LONDON — Fashion habits die hard.
Indeed, it takes more than a hawkish American president — or a like-minded British prime minister — to change the way British consumers, ages 18 to 40 years old or so, view fashion brands, let alone alter their buying habits.
Random interviews last week with more than a dozen adults in a handful of London neighborhoods (see right) showed the policies of President George Bush and Prime Minister Tony Blair, with regard to Afghanistan, Iraq and the war on terror, rarely enter the mind of a shopper who’s eyeing, say, a cropped Gap jacket or a pair of French Connection flip-flops.
Holding far more sway over fashion choices, they said, were influences such as the good deals afforded by the weak dollar and, not surprisingly, style itself.
At least one Londoner canvassed, Gemma Coles, recently made a shopping trip to the U.S. to capitalize on the exchange rate between the pound and the dollar. “I went to New York last month to take advantage of the weak dollar,” Coles said in an interview on Regent Street. “The shopping was great. Gap is cheap here, but in the States it’s so much cheaper. I bought jeans while I was there.
“I certainly haven’t cared about the Bush connection, but now you’ve got me thinking,” Coles added.
Another Regent Street pedestrian claimed politics didn’t affect her fashion sensibility, which varied in its receptivity to American brands. “I wouldn’t buy Gap anyway, or Ralph Lauren, but I’m not going to stop buying Calvin Klein underwear because of Bush,” Nazreen Farmen said. “I went to the antiwar marches, so I’ve done my bit,” Farmen reasoned.
For Sally Stillman, who was strolling through Covent Garden, “If you’ve got a problem with Bush, there are better ways to voice it. I don’t think [politics] has influenced my buying U.S. or non-U.S. labels. I think you’d be misguided to go down that route.”
In fact, more than three-quarters of the consumers interviewed in London shopping districts had made up their minds long ago about which fashion brands they do — and do not — buy. About four out of five said they hadn’t changed their fashion purchasing patterns because of U.S. or British government policies. Observed Gail McKinnon, a clerical worker strolling on Regent Street: “I’m more into Japanese labels. I don’t really buy from any of the big [American and British] brands anyway.”

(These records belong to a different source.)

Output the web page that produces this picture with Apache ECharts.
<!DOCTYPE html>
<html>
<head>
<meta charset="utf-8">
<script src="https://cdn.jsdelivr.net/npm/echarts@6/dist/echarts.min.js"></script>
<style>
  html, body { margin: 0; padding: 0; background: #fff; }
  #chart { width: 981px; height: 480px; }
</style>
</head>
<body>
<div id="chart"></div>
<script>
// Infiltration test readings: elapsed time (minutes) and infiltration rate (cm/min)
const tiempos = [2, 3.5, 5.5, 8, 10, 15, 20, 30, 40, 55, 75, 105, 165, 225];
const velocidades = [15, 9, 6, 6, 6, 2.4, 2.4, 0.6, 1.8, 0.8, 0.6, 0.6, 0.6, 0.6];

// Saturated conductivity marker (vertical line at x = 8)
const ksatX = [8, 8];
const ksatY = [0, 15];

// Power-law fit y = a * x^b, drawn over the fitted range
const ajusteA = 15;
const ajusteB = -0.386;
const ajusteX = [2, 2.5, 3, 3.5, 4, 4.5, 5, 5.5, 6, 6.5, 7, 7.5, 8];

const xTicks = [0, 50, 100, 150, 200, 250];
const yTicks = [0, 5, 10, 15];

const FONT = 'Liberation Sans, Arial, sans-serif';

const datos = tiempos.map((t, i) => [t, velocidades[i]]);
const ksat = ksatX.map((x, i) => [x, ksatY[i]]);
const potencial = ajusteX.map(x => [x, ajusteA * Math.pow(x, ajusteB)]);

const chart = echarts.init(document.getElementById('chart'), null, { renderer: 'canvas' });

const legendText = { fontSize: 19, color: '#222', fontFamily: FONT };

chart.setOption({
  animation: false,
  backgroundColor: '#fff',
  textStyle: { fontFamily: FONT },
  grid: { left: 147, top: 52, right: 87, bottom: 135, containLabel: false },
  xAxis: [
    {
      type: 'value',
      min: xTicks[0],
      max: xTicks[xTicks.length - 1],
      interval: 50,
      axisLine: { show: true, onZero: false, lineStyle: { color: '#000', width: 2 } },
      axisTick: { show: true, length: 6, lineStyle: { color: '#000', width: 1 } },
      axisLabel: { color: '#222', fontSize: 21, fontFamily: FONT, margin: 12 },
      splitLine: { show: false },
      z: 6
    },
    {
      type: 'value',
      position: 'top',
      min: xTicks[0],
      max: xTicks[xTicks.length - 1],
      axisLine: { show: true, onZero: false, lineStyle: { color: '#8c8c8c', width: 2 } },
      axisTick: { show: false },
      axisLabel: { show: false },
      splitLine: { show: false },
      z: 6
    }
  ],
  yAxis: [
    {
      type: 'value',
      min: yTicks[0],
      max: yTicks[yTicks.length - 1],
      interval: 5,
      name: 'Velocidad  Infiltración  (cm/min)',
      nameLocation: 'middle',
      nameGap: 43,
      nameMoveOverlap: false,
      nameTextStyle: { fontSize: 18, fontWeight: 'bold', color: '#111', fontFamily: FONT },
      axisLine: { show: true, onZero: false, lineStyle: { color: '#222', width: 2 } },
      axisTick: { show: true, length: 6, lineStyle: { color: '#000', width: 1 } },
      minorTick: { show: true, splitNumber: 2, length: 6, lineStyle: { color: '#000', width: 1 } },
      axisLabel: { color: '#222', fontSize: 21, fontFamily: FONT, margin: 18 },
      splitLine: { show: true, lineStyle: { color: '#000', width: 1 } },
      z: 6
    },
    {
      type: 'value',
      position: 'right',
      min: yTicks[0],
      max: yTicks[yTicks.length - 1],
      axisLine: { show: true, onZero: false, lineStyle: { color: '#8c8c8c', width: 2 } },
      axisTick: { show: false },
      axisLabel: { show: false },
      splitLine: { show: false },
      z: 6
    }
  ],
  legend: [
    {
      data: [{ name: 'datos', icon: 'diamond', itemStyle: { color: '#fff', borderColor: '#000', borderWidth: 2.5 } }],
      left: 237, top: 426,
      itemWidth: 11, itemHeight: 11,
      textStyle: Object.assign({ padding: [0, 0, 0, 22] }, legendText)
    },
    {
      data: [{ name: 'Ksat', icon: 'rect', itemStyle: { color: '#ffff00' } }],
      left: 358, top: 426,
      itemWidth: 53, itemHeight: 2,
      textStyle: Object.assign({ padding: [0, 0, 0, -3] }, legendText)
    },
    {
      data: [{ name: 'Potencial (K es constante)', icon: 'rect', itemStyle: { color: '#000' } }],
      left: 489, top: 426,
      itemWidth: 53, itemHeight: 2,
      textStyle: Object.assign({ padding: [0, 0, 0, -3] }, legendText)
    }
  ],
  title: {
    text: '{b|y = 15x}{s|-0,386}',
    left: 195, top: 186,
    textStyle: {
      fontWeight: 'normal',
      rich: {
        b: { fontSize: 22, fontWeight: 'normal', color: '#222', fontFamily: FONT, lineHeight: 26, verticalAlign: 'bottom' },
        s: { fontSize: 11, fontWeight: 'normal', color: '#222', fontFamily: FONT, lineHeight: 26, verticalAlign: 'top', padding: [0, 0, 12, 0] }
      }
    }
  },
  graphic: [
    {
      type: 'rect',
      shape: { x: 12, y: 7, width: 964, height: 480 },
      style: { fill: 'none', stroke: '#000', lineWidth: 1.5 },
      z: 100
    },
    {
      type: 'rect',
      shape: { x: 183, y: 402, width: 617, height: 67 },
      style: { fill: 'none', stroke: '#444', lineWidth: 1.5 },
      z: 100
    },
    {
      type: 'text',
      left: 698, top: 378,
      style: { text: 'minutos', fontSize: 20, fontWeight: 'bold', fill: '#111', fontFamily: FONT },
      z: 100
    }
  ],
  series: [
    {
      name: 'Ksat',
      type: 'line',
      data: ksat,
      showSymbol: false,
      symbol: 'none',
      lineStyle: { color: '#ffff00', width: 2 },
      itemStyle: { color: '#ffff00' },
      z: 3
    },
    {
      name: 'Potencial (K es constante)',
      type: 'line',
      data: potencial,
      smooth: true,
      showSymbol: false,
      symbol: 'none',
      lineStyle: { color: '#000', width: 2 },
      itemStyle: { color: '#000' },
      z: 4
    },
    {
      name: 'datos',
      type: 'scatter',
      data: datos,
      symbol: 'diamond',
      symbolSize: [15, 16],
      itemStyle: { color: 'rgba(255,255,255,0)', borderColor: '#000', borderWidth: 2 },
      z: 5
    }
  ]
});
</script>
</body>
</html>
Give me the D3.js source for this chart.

The person-in-the-street interviews conducted by WWD support the findings of a survey by Chicago-based Edelman Public Relations Worldwide, as reported last month. That study, done in June 2003, found college-educated, business-savvy Europeans with annual incomes of $75,000 and up are unlikely to reject U.S. and U.K. fashion brands, particularly luxury labels, because of negative feelings toward the Bush and Blair administrations.
Similarly, an online poll conducted by Harris Interactive Europe, between Feb. 27 and March 4, showed adults in Great Britain, Spain, France, Germany and Italy generally separated their perceptions of American politics and pop culture. Whereas 70 percent of the respondents held negative opinions of President Bush and U.S. foreign policy, only 13 percent had a negative take on Americans. When it came to pop culture, 48 percent expressed a positive view of U.S. films and TV, for instance.
In its random poll last week, WWD found Londoners were more likely to take out antipathy toward Bush and Blair on mass-market brands in other categories, from Coca-Cola to Cadbury, much as consumers in France and Germany indicated in the Edelman study last summer.
But some, like Suzanne Davies, are more politically sensitive in their fashion choices. “I haven’t been into a Gap for a long time, maybe subconsciously,” she said last week in Covent Garden, noting she perceives ads for American brands, from Gap to Calvin Klein, as perpetuating the American Dream.
“I don’t think that washes with anyone anymore,” Davies asserted. “I wouldn’t buy anything that was an obvious U.S. brand — well, probably wouldn’t anyway.” Still, she acknowledged, “That doesn’t mean I go into Selfridges and look at the labels to check that things aren’t made in the U.S.”
If fashion purchasing patterns appear to be little affected by Bush and Blair war policies, however, it seems the styles people are donning daily have changed — for some, at least. “We haven’t seen Kate Moss wearing her Union Jack jumper for a while, have we?” Davies said. “Anything with a flag is pretty dangerous these days, like all the Fake London stuff, British Bulldog, Duffer of St. George.” (All of those labels, at one time or another, included styles that proudly sported the British flag and other British icons, like the bulldog or the Queen’s image.)
“People are veering away from any clothing with a vaguely British patriotic slant to it these days, whereas before the Iraq war it was all Cool Britannia,” Davies added. “Most young people these days seem to feel that Blair has left them with very little to feel proud of.”